One way to queue up various operations is through an agent, to which you send various function calls. You could store some timing state in the agent which could help the function call you sent to it do determine wether it should also make a push. However, this wont solve the problem where new commits arrive while you are pushing.

The decision to create a push needs some more “locking-state” than just a lock.

One way to achieve that would be to use core.async, a nice tutorial is avail at https://github.com/halgari/clojure-conj-2013-core.async-examples.

In this particular case, I guess you would like to do pushes at most every minute or so, and make them at once if there is no queued up commit operations left.

The nice thing here is that you can create code that works somewhat like a state machine, for instance

Look for commit-“requests” in one exposed API-channel or timed out push-instructions on the push-channel, which ever comes first. (alt! )

This blocks until something happends.

If there are requests on the commit-channel, start an inner loop that drains them. When the loop is finished, add a push-request to the internal push-channel and recur to the outer loop.

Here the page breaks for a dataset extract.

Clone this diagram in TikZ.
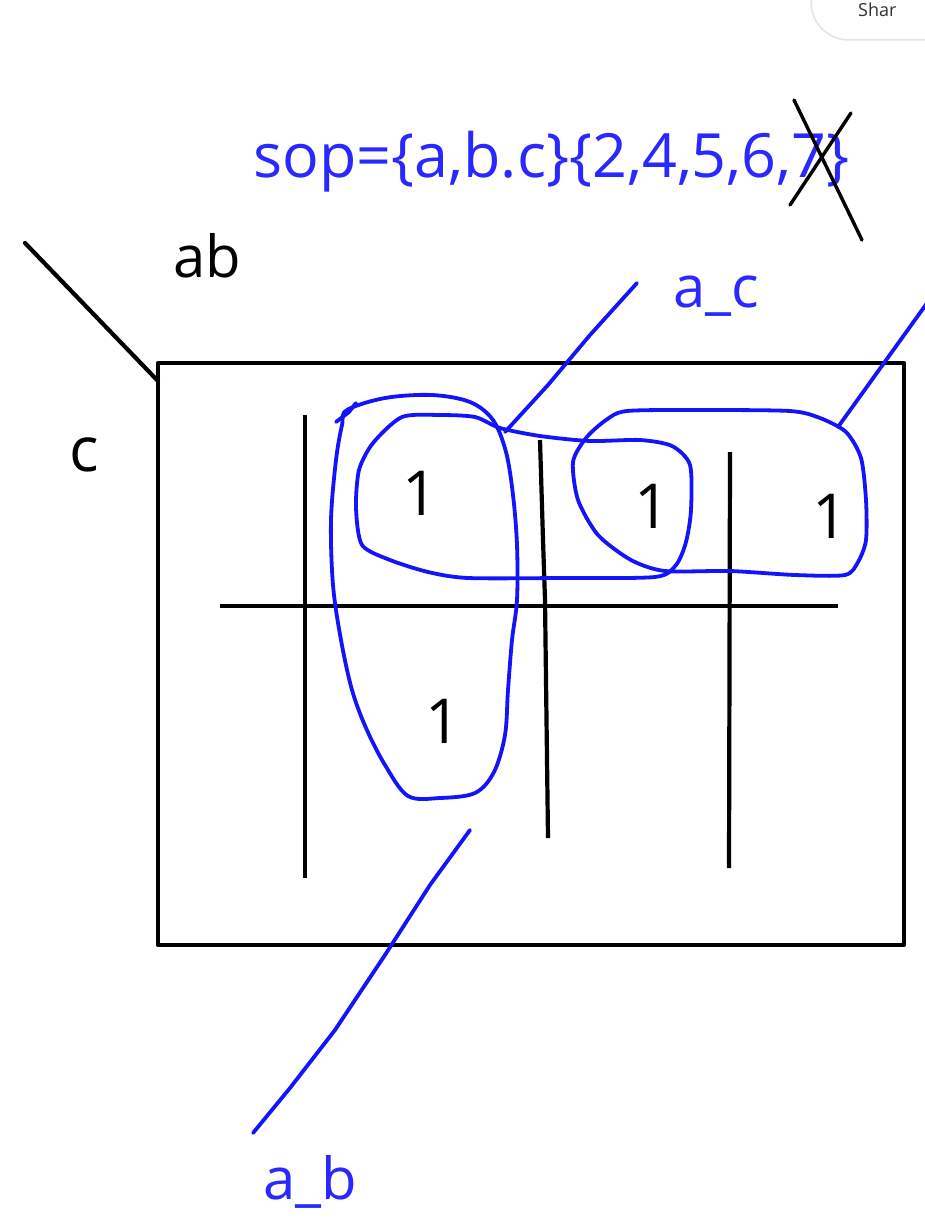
\documentclass[tikz,border=0pt]{standalone}
\usepackage{fontspec}
\setmainfont{Open Sans}
\definecolor{inkblue}{RGB}{20,20,250}
\definecolor{textblue}{RGB}{40,40,255}
\definecolor{btngray}{RGB}{228,228,228}
\tikzset{
  ink/.style={line width=4.2pt, line cap=round, line join=round},
  blueink/.style={ink, line width=3.8pt, draw=inkblue},
  loop/.style={blueink, smooth cycle, tension=0.55},
  lbl/.style={inner sep=0pt, anchor=base west, font=\fontsize{58}{64}\selectfont},
  one/.style={inner sep=0pt, anchor=base, font=\fontsize{62}{68}\selectfont},
}
\begin{document}
\begin{tikzpicture}[x=1pt,y=-1pt]
\useasboundingbox (0,0) rectangle (925,1223);
\clip (0,0) rectangle (925,1223);
\fill[white] (0,0) rectangle (925,1223);
% share button (cut off at the top edge)
\draw[btngray, line width=1.5pt, rounded corners=38pt] (811,-60) rectangle (990,40);
\node[inner sep=0pt, anchor=base west, text=black!80, font=\fontsize{18}{22}\selectfont] (shar) at (858,17) {Shar};
% title
\node[lbl, text=textblue, font=\fontsize{61}{68}\selectfont] (title) at (253,177) {sop=\{a,b.c\}\{2,4,5,6,7\}};
\coordinate (x1a) at (790,205); \coordinate (x1b) at (851,113);
\coordinate (x2a) at (794,100); \coordinate (x2b) at (862,240);
\draw[ink, line width=3.4pt] (x1a) -- (x1b);
\draw[ink, line width=3.4pt] (x2a) -- (x2b);
% labels
\node[lbl] (ab) at (173,277) {ab};
\node[lbl, font=\fontsize{62}{68}\selectfont] (c) at (69,471) {c};
\node[lbl, text=textblue] (ac) at (673,307) {a\_c};
\node[lbl, text=textblue] (abl) at (263,1199) {a\_b};
% K-map frame
\coordinate (diagA) at (25,243);
\coordinate (frameTL) at (158,363);
\coordinate (frameBR) at (904,945);
\coordinate (diagB) at (158,381);
\draw[ink, line cap=butt] (frameTL) rectangle (frameBR);
\draw[ink] (diagA) -- (diagB);
% grid
\coordinate (v1t) at (305,415); \coordinate (v1b) at (305,878);
\coordinate (v2t) at (540,440); \coordinate (v2m) at (543,540); \coordinate (v2b) at (548,838);
\coordinate (v3t) at (730,452); \coordinate (v3b) at (729,868);
\coordinate (hl) at (220,606); \coordinate (hr) at (838,606);
\draw[ink, line cap=butt] (v1t) -- (v1b);
\draw[ink, line cap=butt] (v2t) -- (v2m) -- (545,600) -- (v2b);
\draw[ink, line cap=butt] (v3t) -- (v3b);
\draw[ink, line cap=butt] (hl) -- (hr);
% ones
\node[one] (m1) at (420,515) {1};
\node[one] (m2) at (652,528) {1};
\node[one] (m3) at (830,538) {1};
\node[one] (m4) at (443,743) {1};
% loop a_b (vertical)
\draw[loop] plot coordinates {(347,410) (385,398) (432,395) (470,402) (493,420) (506,452) (513,495) (517,545) (517,600) (512,640) (508,690) (505,735) (494,772) (475,793) (440,798) (408,796) (385,765) (366,728) (352,690) (341,640) (333,585) (331,520) (336,460) (342,425)};
\draw[blueink] (336,422) -- (349,412) -- (356,403);
% loop left-middle (horizontal)
\draw[loop, tension=0.45] plot coordinates {(402,417) (440,415) (475,417) (500,428) (540,436) (590,441) (640,440) (672,446) (690,465) (691,510) (686,542) (676,565) (655,577) (560,578) (468,578) (428,572) (390,560) (362,545) (356,508) (359,470) (373,443)};
% loop right (middle + right ones)
\draw[loop, tension=0.45] plot coordinates {(627,411) (700,410) (790,411) (820,418) (846,432) (861,458) (866,500) (866,540) (858,562) (845,575) (795,575) (730,571) (665,571) (631,560) (598,535) (578,500) (573,462) (586,438) (606,420)};
% leader lines
\coordinate (acS) at (505,432); \coordinate (acE) at (637,283);
\coordinate (rS) at (838,427); \coordinate (rE) at (935,292);
\coordinate (abS) at (470,830); \coordinate (abE) at (253,1133);
\draw[blueink] (acS) -- (548,385) -- (590,335) -- (acE);
\draw[blueink] (rS) -- (rE);
\draw[blueink] (abS) -- (430,885) -- (385,955) -- (335,1030) -- (290,1088) -- (abE);
\end{tikzpicture}
\end{document}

The above mentioned receipe would look something like

(def commit-request-chan (chan 100))
(def internal-push-chan (dropping-buffer 1))

(go (loop [[value port] (alt! commit-request-chan]
(if (= port commit-request-chan)
(do (drain-the-chan and don’t forget the first value that we took)
(!> internal-push-chan :push-things))
;; we are in push chan (= port push-chan)
(do-the-push))
(recur))

The code above is very sketchy and wont execute.

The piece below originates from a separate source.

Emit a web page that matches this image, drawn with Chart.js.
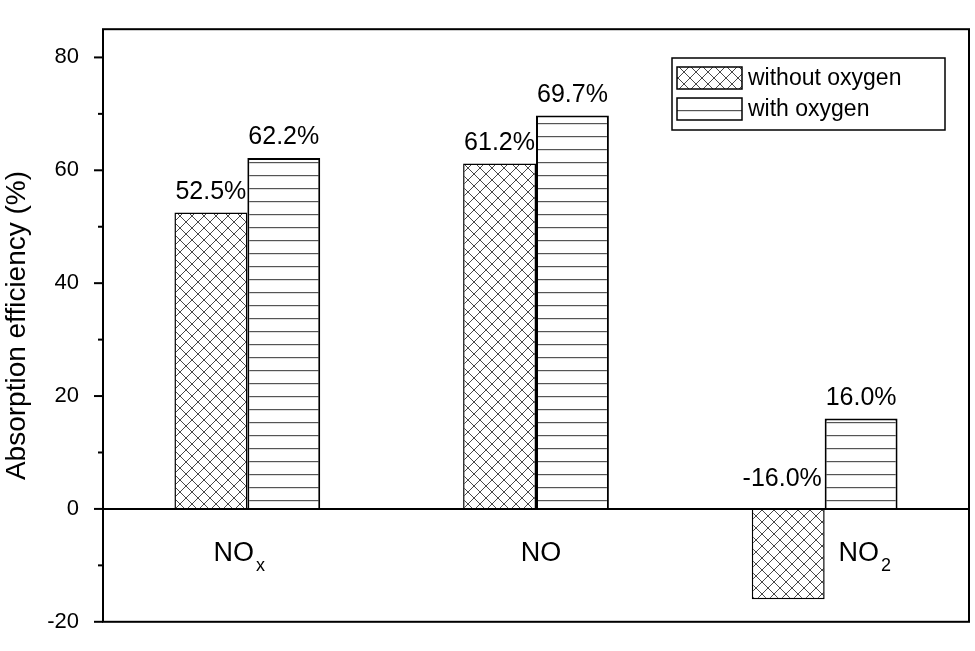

The commit and push operations must catch their own errors or the loop will terminate silently.

One problem with this solution is that it wont block other changes to the file system, which makes it hard to determine what should be commited in which commit. I guess you really would like to have some better control over this as well…


#3

Hello, @Linus_Ericsson! Thanks for the suggestion on core.async. The examples from the talk were very helpful. clojure.core.async/dropping-buffer seems like what I needed.

And thanks for the formatting, @martinklepsch!